Output the full listing below exactly as it reads, and skip anything that is a picture.

EXCERPTED DATA ->
[start]

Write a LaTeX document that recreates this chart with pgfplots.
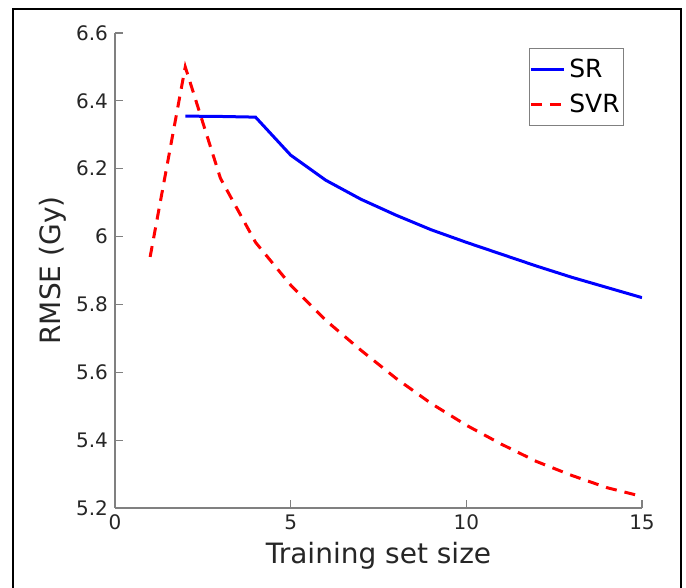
\documentclass[border=0pt]{standalone}
\usepackage{fontspec}
\setmainfont{DejaVu Sans}
\usepackage{pgfplots}
\pgfplotsset{compat=1.18}
\definecolor{axgray}{gray}{0.5}
\definecolor{txtgray}{gray}{0.15}

\begin{document}
\begin{tikzpicture}
\path[use as bounding box] (0,0) rectangle (343pt,294pt);
\draw[line width=1.4pt] (6.5pt,-5pt) -- (6.5pt,289.5pt) -- (340.5pt,289.5pt) -- (340.5pt,-5pt);
\begin{axis}[
    at={(57.5pt,40pt)}, anchor=south west,
    scale only axis,
    width=263.5pt, height=237.5pt,
    xmin=0, xmax=15, ymin=5.2, ymax=6.6,
    xtick={0,5,10,15},
    ytick={5.2,5.4,5.6,5.8,6,6.2,6.4,6.6},
    axis x line*=bottom, axis y line*=left,
    axis line style={axgray, line width=0.6pt},
    tick style={axgray, line width=0.6pt},
    tick align=inside,
    major tick length=4pt,
    ticklabel style={font=\fontsize{10}{12}\selectfont, text=txtgray},
    /pgf/number format/assume math mode=true,
    xlabel={Training set size},
    ylabel={RMSE (Gy)},
    label style={font=\fontsize{14}{16}\selectfont, text=txtgray},
    xlabel style={yshift=1pt},
    ylabel style={yshift=-2pt},
    legend style={at={(0.966,0.968)}, anchor=north east, draw=axgray,
        font=\fontsize{12.5}{14}\selectfont, inner xsep=0pt, inner ysep=3pt,
        row sep=3pt, cells={anchor=west}},
    legend image code/.code={\draw[#1] (0pt,0pt) -- (16.5pt,0pt);},
]
\addplot[blue, line width=1.5pt] coordinates {
    (2,6.355) (3,6.354) (4,6.352) (5,6.240) (6,6.166) (7,6.110) (8,6.063)
    (9,6.020) (10,5.983) (11,5.948) (12,5.913) (13,5.880) (14,5.850) (15,5.820)
};
\addlegendentry{SR}
\addplot[red, line width=1.5pt, dash pattern=on 5.5pt off 4pt] coordinates {
    (1,5.940) (2,6.500) (3,6.172) (4,5.983) (5,5.857) (6,5.753) (7,5.665)
    (8,5.582) (9,5.508) (10,5.444) (11,5.388) (12,5.337) (13,5.296) (14,5.260) (15,5.234)
};
\addlegendentry{SVR}
\end{axis}
\end{tikzpicture}
\end{document}
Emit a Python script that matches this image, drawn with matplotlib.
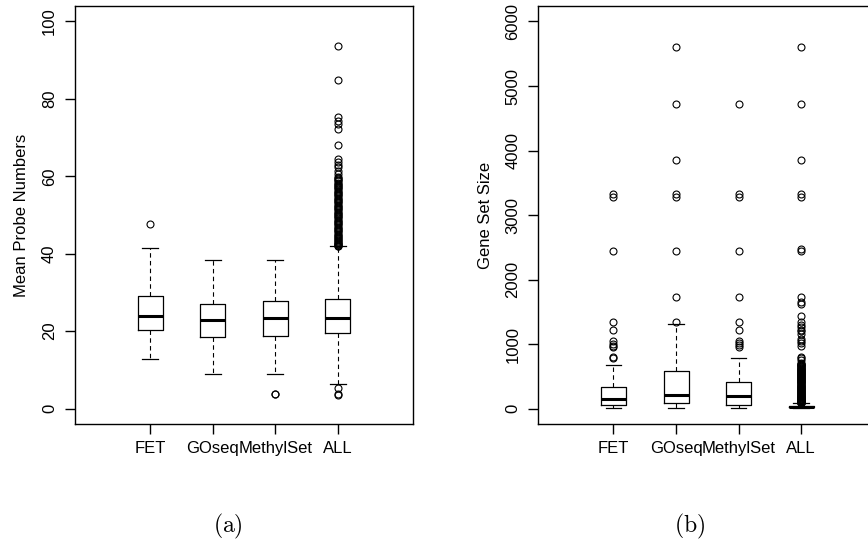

[end]

FINISHED ANSWER ->
Write a LaTeX document that recreates this chart with pgfplots.
\documentclass[border=0pt]{standalone}
\usepackage{fontspec}
\setmainfont{DejaVu Sans}
\usepackage{pgfplots}
\pgfplotsset{compat=1.18}
\definecolor{axgray}{gray}{0.5}
\definecolor{txtgray}{gray}{0.15}

\begin{document}
\begin{tikzpicture}
\path[use as bounding box] (0,0) rectangle (343pt,294pt);
\draw[line width=1.4pt] (6.5pt,-5pt) -- (6.5pt,289.5pt) -- (340.5pt,289.5pt) -- (340.5pt,-5pt);
\begin{axis}[
    at={(57.5pt,40pt)}, anchor=south west,
    scale only axis,
    width=263.5pt, height=237.5pt,
    xmin=0, xmax=15, ymin=5.2, ymax=6.6,
    xtick={0,5,10,15},
    ytick={5.2,5.4,5.6,5.8,6,6.2,6.4,6.6},
    axis x line*=bottom, axis y line*=left,
    axis line style={axgray, line width=0.6pt},
    tick style={axgray, line width=0.6pt},
    tick align=inside,
    major tick length=4pt,
    ticklabel style={font=\fontsize{10}{12}\selectfont, text=txtgray},
    /pgf/number format/assume math mode=true,
    xlabel={Training set size},
    ylabel={RMSE (Gy)},
    label style={font=\fontsize{14}{16}\selectfont, text=txtgray},
    xlabel style={yshift=1pt},
    ylabel style={yshift=-2pt},
    legend style={at={(0.966,0.968)}, anchor=north east, draw=axgray,
        font=\fontsize{12.5}{14}\selectfont, inner xsep=0pt, inner ysep=3pt,
        row sep=3pt, cells={anchor=west}},
    legend image code/.code={\draw[#1] (0pt,0pt) -- (16.5pt,0pt);},
]
\addplot[blue, line width=1.5pt] coordinates {
    (2,6.355) (3,6.354) (4,6.352) (5,6.240) (6,6.166) (7,6.110) (8,6.063)
    (9,6.020) (10,5.983) (11,5.948) (12,5.913) (13,5.880) (14,5.850) (15,5.820)
};
\addlegendentry{SR}
\addplot[red, line width=1.5pt, dash pattern=on 5.5pt off 4pt] coordinates {
    (1,5.940) (2,6.500) (3,6.172) (4,5.983) (5,5.857) (6,5.753) (7,5.665)
    (8,5.582) (9,5.508) (10,5.444) (11,5.388) (12,5.337) (13,5.296) (14,5.260) (15,5.234)
};
\addlegendentry{SVR}
\end{axis}
\end{tikzpicture}
\end{document}
Emit a Python script that matches this image, drawn with matplotlib.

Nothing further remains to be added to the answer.